Riverside Romp

The hayfield was high, the stream low for mid-May as I descended the compacted farm road to a sunken meadow I visit daily with dogs Lily and Buddy, along a placid stretch of the Green River, still, knee-deep flat-water pooling above a sharp S-turn.

I was two-thirds of the way down a short decline to the Christmas-tree field when I heard a duck and spotted a mallard drake flying low along the water. It touched down 100 yards downstream, tantalizing Lily as she stood motionless along the bank, watching. Then the duck again flew when it caught me breaking into the clearing. The irritated green-head elevated high over the tall, streamside softwoods and circled the 10- or 12-acre plot, scolding us from above, eventually drawing Buddy’s attention along the back edge of the field. When he heard the quacking, he looked skyward, saw the duck and sprinted below it back in our direction. He gave up on the airborne duck upon reaching us and proceeded along what has become a familiar route, following a thin riverbank woods line to a small camper and circling back toward the truck along an alder wetland lip framing this quiet slice of Connecticut Valley paradise, songbirds everywhere. Along the loop, Buddy flushed red-winged blackbirds, starlings, robins, you name it, with his joyous, light ballet gait.

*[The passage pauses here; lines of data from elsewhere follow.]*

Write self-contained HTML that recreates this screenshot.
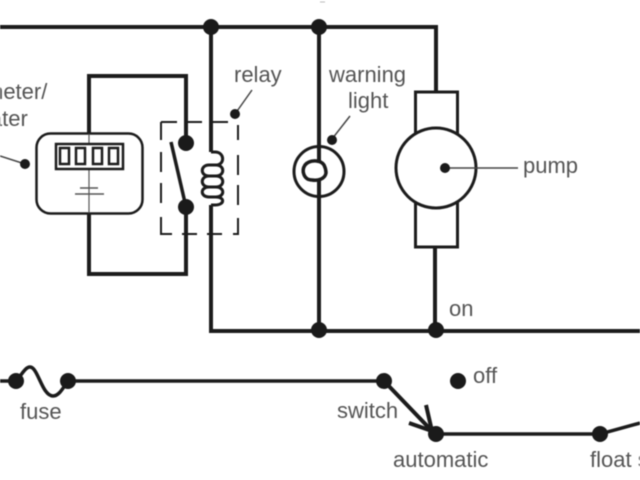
<!DOCTYPE html>
<html>
<head>
<meta charset="utf-8">
<style>
html,body{margin:0;padding:0;background:#fff;width:640px;height:480px;overflow:hidden}
svg{display:block;filter:blur(0.5px)}
text{font-family:"Liberation Sans",sans-serif;font-size:22px;fill:#555}
</style>
</head>
<body>
<svg width="640" height="480" viewBox="0 0 640 480" xmlns="http://www.w3.org/2000/svg">
<rect width="640" height="480" fill="#fff"/>
<path d="M320 2H325" stroke="#bbb" stroke-width="1"/>
<g fill="none" stroke="#1c1c1c" stroke-linejoin="miter">
  <!-- top rail -->
  <path d="M0 27H436V92" stroke-width="4"/>
  <!-- relay branch -->
  <path d="M211 27V152M211 205V331" stroke-width="4"/>
  <!-- bottom rail -->
  <path d="M209 331H640" stroke-width="4"/>
  <!-- warning light branch -->
  <path d="M319 27V160M319 186V331" stroke-width="4"/>
  <!-- pump lower wire -->
  <path d="M435 247V331" stroke-width="4"/>
  <!-- meter loop -->
  <path d="M89 134V76H186V143M186 207V274H89V213" stroke-width="4"/>
  <!-- meter box -->
  <rect x="36.500" y="133.500" width="106" height="80" rx="14" stroke-width="2.500" fill="#fff"/>
  <path d="M89 134V213" stroke-width="1.200" stroke="#555"/>
  <rect x="56" y="144" width="67" height="25" stroke-width="2.500" fill="#fff"/>
  <rect x="60" y="148" width="9" height="16" stroke-width="2.500"/>
  <rect x="76" y="148" width="9" height="16" stroke-width="2.500"/>
  <rect x="93" y="148" width="9" height="16" stroke-width="2.500"/>
  <rect x="109" y="148" width="9" height="16" stroke-width="2.500"/>
  <path d="M80 188H98M75 194H104" stroke-width="1.600" stroke="#555"/>
  <!-- relay dashes -->
  <path d="M161 122H177M185 122H202M213 122H228M161 122V140M161 152V172M161 183V203M161 217V234H172M182 234H197M207 234H222M233 234H238V218M238 205V185M238 175V155M238 140V125" stroke-width="2"/>
  <!-- switch blade -->
  <path d="M171 142L186 207" stroke-width="3.500"/>
  <!-- coil -->
  <path d="M211 152H215C225 152 225 165 216 165H209C200 165 200 176 209 176H216C225 176 225 165 216 165M209 176C200 176 200 187 209 187H216C225 187 225 176 216 176M209 187C200 187 200 197 209 197H216C225 197 225 187 216 187M216 197C225 197 225 205 215 205H211" stroke-width="3"/>
  <!-- lamp -->
  <circle cx="319" cy="171.500" r="25" stroke-width="3" fill="#fff"/>
  <path d="M319 146V163M319 180V197" stroke-width="4"/>
  <path d="M324 165C320 159 309 160 305 165C301 171 304 180 312 180C318 181 325 179 326 173C326 170 325 167 324 165Z" stroke-width="3.500"/>
  <!-- pump -->
  <rect x="415.500" y="92" width="42" height="155" stroke-width="3" fill="#fff"/>
  <circle cx="436" cy="168" r="40" stroke-width="3" fill="#fff"/>
  <!-- leaders -->
  <path d="M445 168H518" stroke-width="1.500" stroke="#444"/>
  <path d="M332 139L350 116" stroke-width="1.500" stroke="#444"/>
  <path d="M235 114L252 90" stroke-width="1.500" stroke="#444"/>
  <path d="M0 156L25 164" stroke-width="1.500" stroke="#444"/>
  <!-- lower circuit -->
  <path d="M0 381H16M68 381H384" stroke-width="3.500"/>
  <path d="M16 381C21 376 25 367 30 367C38 367 42 396 53 396C59 396 63 388 68 381" stroke-width="3.500"/>
  <path d="M384 381L432 431" stroke-width="4"/>
  <path d="M426 405L432 431L409 423" stroke-width="4"/>
  <path d="M436 434H600L640 423" stroke-width="3.500"/>
</g>
<g fill="#1a1a1a">
  <circle cx="211" cy="27" r="8"/>
  <circle cx="319" cy="27" r="8"/>
  <circle cx="186" cy="143" r="8"/>
  <circle cx="186" cy="207" r="8"/>
  <circle cx="235" cy="114" r="5"/>
  <circle cx="332" cy="140" r="5"/>
  <circle cx="445" cy="168" r="5"/>
  <circle cx="25" cy="164" r="5"/>
  <circle cx="319" cy="330" r="8"/>
  <circle cx="436" cy="330" r="8"/>
  <circle cx="16" cy="381" r="8"/>
  <circle cx="68" cy="381" r="8"/>
  <circle cx="384" cy="381" r="8"/>
  <circle cx="458" cy="381" r="8"/>
  <circle cx="436" cy="434" r="8"/>
  <circle cx="600" cy="434" r="8"/>
</g>
<text x="-15" y="99">meter/</text>
<text x="-26" y="126">water</text>
<text x="234" y="82">relay</text>
<text x="329" y="82">warning</text>
<text x="348" y="108">light</text>
<text x="523" y="173">pump</text>
<text x="449" y="316">on</text>
<text x="473" y="383">off</text>
<text x="20" y="419">fuse</text>
<text x="337" y="418">switch</text>
<text x="393" y="467">automatic</text>
<text x="590" y="467">float switch</text>
</svg>
</body>
</html>
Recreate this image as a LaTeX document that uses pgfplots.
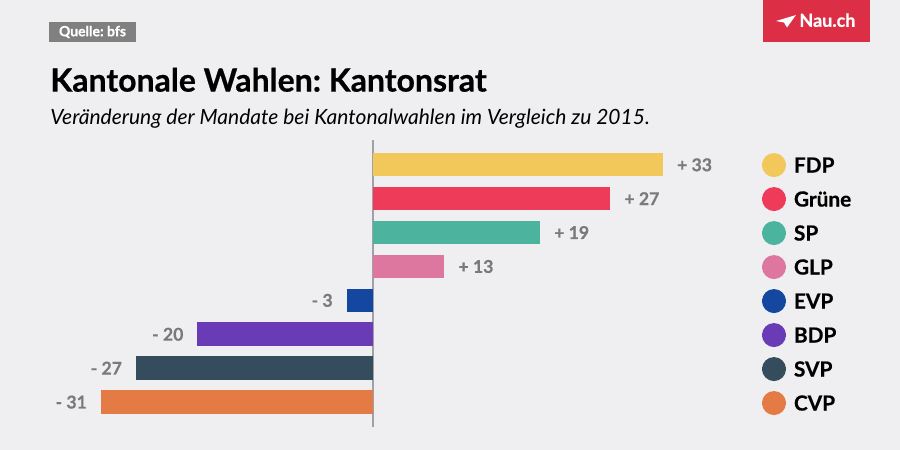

As we swung north down the homestretch — Buddy running big, working wide quarters, still flushing everything in his path — I noticed him stop and focus on something, nose high, ears alert. He lowered his head, moved in slowly toward the base of an infant Christmas tree and flushed a mallard hen a foot or two from his snout. Lily, 10 yards behind, noticed the flying duck and tore after it as Buddy watched briefly before sticking his nose into the spot vacated by the duck. Curious, I called him off with “leave it.” He picked up his head, caught Lily sprinting over the washed-out riverbank and promptly followed her, giving me an opportunity to investigate his find. Sure enough, a nest with five large eggs. I skirted the site as the scolding hen and drake circled above, called the dogs and went back to the truck for the return trip home.

On the walk up the road to a closed, galvanized gate, I noticed another mallard drake floating on the flat water above the S-turn. Perhaps he too had contributed to that nest. One never knows.

I guess, now, for a week or so, I’ll have to find another spot to run the dogs. Those eggs will soon become nestlings, and I wouldn’t want to disturb them at the wrong time, before they’ve found river protection. By then, the sunken meadow will be back to normal, providing a secluded natural playground where dogs can romp free and unrestrained, the way it’s meant to be, for bird and beast and man.